|General Motors , over a century of operations around the world ..|
Failure in Leadership
1. Frequent change of Indian leadership - 9 CEOs have come and gone in 21 years heading the India operations, though the latest has been around for 14 years. The long term impact of frequent change made the situation within the country very fluid and no leader had a vision and long term plan for the company in India, GM having already exited from India two times in the past.
2. Local leaders never got autonomy to take independent decisions - Indian operations being large and catering to a billion plus population needs to have lot of autonomy content inbuilt, Indian CEO cannot be interacting with Global CEO and with Global HQ for each and every action to be taken to spearhead Indian day to day operations. This lack of autonomy to Indian CEO affected GM India operations and dented it's image much.
Failure in planning strategies
1. Indian operations can be run only with India specific strategies - India being a global player and set to lead global economy by 2050 AD, cannot be expected to follow strategies suited for other economies. India is by nature very cost conscious and Indian customers are some of the greatest cost bargainers and at the same time demand unparalleled quality in the products, unlike other global customers. Global Companies need to look at such stringent cost and quality constraints as opportunities for growth and global leadership.

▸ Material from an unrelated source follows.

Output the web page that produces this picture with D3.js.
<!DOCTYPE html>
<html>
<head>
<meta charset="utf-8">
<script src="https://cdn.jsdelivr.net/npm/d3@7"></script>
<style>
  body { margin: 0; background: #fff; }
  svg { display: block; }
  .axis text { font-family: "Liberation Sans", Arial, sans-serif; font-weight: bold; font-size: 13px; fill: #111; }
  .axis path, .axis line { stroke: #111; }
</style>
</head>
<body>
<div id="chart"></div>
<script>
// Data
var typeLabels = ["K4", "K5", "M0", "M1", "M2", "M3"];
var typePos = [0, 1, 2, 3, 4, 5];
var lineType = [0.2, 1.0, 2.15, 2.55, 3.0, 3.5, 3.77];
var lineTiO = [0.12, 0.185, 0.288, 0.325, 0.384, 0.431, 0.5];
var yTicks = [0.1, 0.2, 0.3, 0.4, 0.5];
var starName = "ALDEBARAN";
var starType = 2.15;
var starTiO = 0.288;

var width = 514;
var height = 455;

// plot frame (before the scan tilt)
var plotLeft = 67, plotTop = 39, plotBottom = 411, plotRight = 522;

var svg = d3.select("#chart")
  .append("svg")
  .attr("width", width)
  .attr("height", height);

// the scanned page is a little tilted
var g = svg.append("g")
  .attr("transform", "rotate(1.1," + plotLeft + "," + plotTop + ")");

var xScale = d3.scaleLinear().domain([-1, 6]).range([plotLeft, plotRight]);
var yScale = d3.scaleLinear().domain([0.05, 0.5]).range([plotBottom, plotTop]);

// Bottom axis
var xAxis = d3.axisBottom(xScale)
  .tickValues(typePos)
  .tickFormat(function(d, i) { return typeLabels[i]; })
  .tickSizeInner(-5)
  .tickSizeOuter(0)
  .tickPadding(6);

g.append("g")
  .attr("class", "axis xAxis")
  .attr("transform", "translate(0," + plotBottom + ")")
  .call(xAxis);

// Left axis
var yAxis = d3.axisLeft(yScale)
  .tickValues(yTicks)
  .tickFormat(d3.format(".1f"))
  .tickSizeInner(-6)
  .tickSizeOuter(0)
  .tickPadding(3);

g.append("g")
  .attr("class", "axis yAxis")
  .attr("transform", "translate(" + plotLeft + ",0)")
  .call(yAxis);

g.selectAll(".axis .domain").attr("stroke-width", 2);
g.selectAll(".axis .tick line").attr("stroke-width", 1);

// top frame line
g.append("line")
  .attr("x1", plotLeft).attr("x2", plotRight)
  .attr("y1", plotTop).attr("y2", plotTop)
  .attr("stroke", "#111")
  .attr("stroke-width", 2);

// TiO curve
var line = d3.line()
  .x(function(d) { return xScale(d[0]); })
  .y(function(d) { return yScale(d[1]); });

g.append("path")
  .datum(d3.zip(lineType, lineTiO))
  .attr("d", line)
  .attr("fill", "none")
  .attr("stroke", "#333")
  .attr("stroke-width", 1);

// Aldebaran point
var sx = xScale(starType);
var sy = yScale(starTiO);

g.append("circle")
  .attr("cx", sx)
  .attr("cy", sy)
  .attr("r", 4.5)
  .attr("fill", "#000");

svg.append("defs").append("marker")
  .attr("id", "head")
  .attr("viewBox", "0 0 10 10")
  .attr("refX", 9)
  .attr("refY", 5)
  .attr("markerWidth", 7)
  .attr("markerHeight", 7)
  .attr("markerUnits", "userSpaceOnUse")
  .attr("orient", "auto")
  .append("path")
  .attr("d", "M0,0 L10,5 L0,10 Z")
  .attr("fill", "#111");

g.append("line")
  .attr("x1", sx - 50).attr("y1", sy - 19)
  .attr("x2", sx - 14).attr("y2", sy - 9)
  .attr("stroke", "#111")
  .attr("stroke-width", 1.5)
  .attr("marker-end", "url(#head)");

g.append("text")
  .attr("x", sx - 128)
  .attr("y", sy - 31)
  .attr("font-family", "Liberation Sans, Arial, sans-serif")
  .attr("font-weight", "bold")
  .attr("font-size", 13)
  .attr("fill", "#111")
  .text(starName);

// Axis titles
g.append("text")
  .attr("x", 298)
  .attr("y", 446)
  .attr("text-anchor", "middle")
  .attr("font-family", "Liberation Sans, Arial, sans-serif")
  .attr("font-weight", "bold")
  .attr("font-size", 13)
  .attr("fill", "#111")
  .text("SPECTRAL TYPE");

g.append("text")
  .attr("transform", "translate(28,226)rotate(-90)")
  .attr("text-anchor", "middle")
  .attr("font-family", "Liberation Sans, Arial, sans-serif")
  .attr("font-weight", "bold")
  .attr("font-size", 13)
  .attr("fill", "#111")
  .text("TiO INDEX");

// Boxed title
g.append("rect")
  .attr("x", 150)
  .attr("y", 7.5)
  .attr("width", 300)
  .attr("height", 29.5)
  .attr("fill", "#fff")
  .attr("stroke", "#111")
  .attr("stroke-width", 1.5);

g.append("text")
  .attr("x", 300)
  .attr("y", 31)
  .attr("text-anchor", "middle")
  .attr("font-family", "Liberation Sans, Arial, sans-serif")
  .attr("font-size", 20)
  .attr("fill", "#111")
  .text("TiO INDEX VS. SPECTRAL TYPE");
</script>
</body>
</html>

General Motors failed to understand this truth in India. (the recent example of Vodafone running scared of their Indian telecom operations finally having to team up with Birla's Idea telecom is an example to quote) Suzuki and Hyundai, global auto leaders have suited their operations to manufacture sub compact cars for the middle class customers and have reaped intense benefit, together they control about 65% of Indian market.

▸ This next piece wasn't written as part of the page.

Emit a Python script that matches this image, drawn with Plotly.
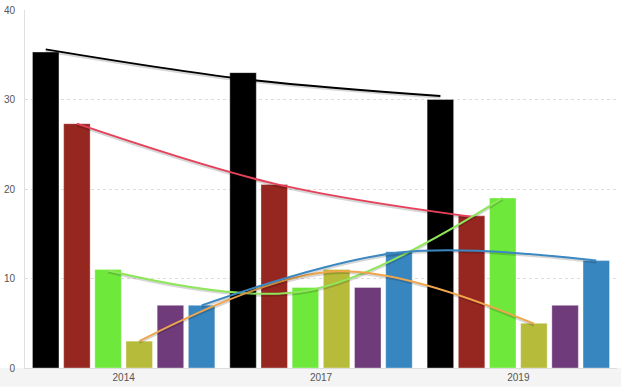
import plotly.graph_objects as go

categories = ["2014", "2017", "2019"]
series_names = ["A", "B", "C", "D", "E", "F"]
bar_values = {
    "A": [35.3, 33.0, 30.0],
    "B": [27.3, 20.5, 17.0],
    "C": [11.0, 9.0, 19.0],
    "D": [3.0, 11.0, 5.0],
    "E": [7.0, 9.0, 7.0],
    "F": [7.0, 13.0, 12.0],
}
bar_colors = ["#000000", "#962620", "#6ee83b", "#b6bb3a", "#6f3b7b", "#3886bf"]

# trend lines (series -> values at each category)
trend_values = {
    "A": [35.6, 32.3, 30.4],
    "B": [27.3, 20.6, 16.9],
    "C": [10.9, 8.6, 19.0],
    "D": [3.0, 10.8, 4.95],
    "F": [7.0, 12.9, 12.0],
}
trend_colors = {"A": "#000000", "B": "#e6405a", "C": "#8ee65a", "D": "#f0a64c", "F": "#3a88c2"}

BARGAP = 0.052
BARGROUPGAP = 0.15
n = len(series_names)
xs = list(range(len(categories)))

fig = go.Figure()
for j, name in enumerate(series_names):
    fig.add_trace(go.Bar(
        x=xs, y=bar_values[name], name=name,
        marker=dict(color=bar_colors[j], line=dict(color="rgba(255,255,255,0.35)", width=1)),
        showlegend=False,
    ))

slot = (1 - BARGAP) / n
for j, name in enumerate(series_names):
    if name not in trend_values:
        continue
    lx = [i + (j - (n - 1) / 2) * slot for i in xs]
    ly = trend_values[name]
    fig.add_trace(go.Scatter(
        x=lx, y=[v - 0.18 for v in ly], mode="lines",
        line=dict(color="rgba(0,0,0,0.16)", width=2.5, shape="spline"),
        showlegend=False, hoverinfo="skip",
    ))
    fig.add_trace(go.Scatter(
        x=lx, y=ly, mode="lines",
        line=dict(color=trend_colors[name], width=2, shape="spline"),
        showlegend=False,
    ))

fig.add_shape(type="rect", xref="paper", yref="paper", x0=-0.05, x1=1.01,
              y0=-19 / 361, y1=0, fillcolor="#f4f4f4", line=dict(width=0), layer="below")

fig.update_layout(
    width=621, height=387,
    margin=dict(l=25, r=4, t=7, b=19),
    paper_bgcolor="white", plot_bgcolor="white",
    barmode="group", bargap=BARGAP, bargroupgap=BARGROUPGAP,
    font=dict(family="Liberation Sans, Arial, sans-serif", size=10, color="#555555"),
    xaxis=dict(range=[-0.5, 2.5], tickvals=xs, ticktext=categories, showgrid=False,
               zeroline=False, showline=True, linecolor="#dddddd", ticks="", tickfont=dict(size=10)),
    yaxis=dict(range=[0, 40], dtick=10, showgrid=True, gridcolor="#dddddd", griddash="dot",
               zeroline=False, showline=True, linecolor="#e0e0e0", ticks="", ticklabelstandoff=7,
               tickfont=dict(size=10)),
)

fig.write_html("out.html", config={"displayModeBar": False},
               post_script="document.body.style.margin='0';document.body.style.overflow='hidden';")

2. Indian strategy has to be focused on volumes and scale, not just on expensive high end cars - Indian customers are very diligent when it comes to spending money on cars. They study the market carefully, make personal observations and ask their friends and relatives many times before finalising on a high value purchase - a societal norm too. Indian customers are extremely obsessed with value for money and do not allow themselves to be taken for a ride by the automobile companies. Companies that have a good dealership and maintenance chain across the country frequently do succeed in their domestic operations. Maruti, Hyundai, Tata etc have great maintenance network across the country.

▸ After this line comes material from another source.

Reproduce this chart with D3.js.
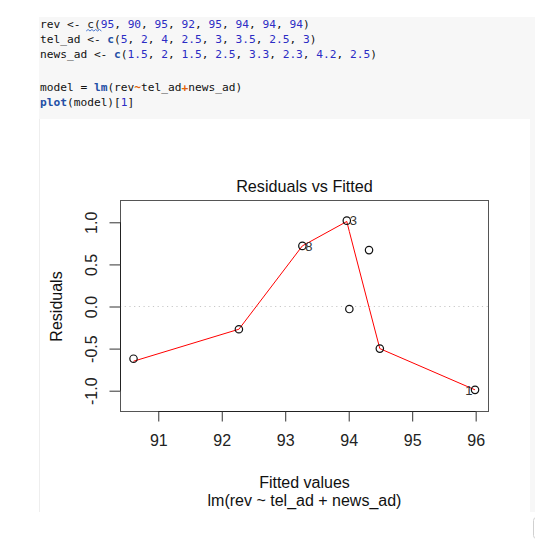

3. Lack of a long term strategy - a long term strategy is much needed for success in Indian markets. India having opened to almost all auto-majors of the world now is a great ground for improving product competitiveness. It also holds promise to be the world's largest automobile market very soon especially with the advent of electric cars. Short term myopic strategies rarely succeed and fail in India because Indian customers are some of the smartest in the world. Despite initial setbacks, a company that focuses on long term vision only can hold itself and withstand intense competition from other global competitive players operating within the country.
India once again proves to the world, that though it outwardly appears to be a castaway, it is high time countries and companies around the world started taking it seriously, if it is to stay in business in the country and plan for its future survival in the world..
Ref : 1. Govindarajan, Vijay and Gunjan Bagla, What US CEOs can learn from GM's India failure, HBR, June '17.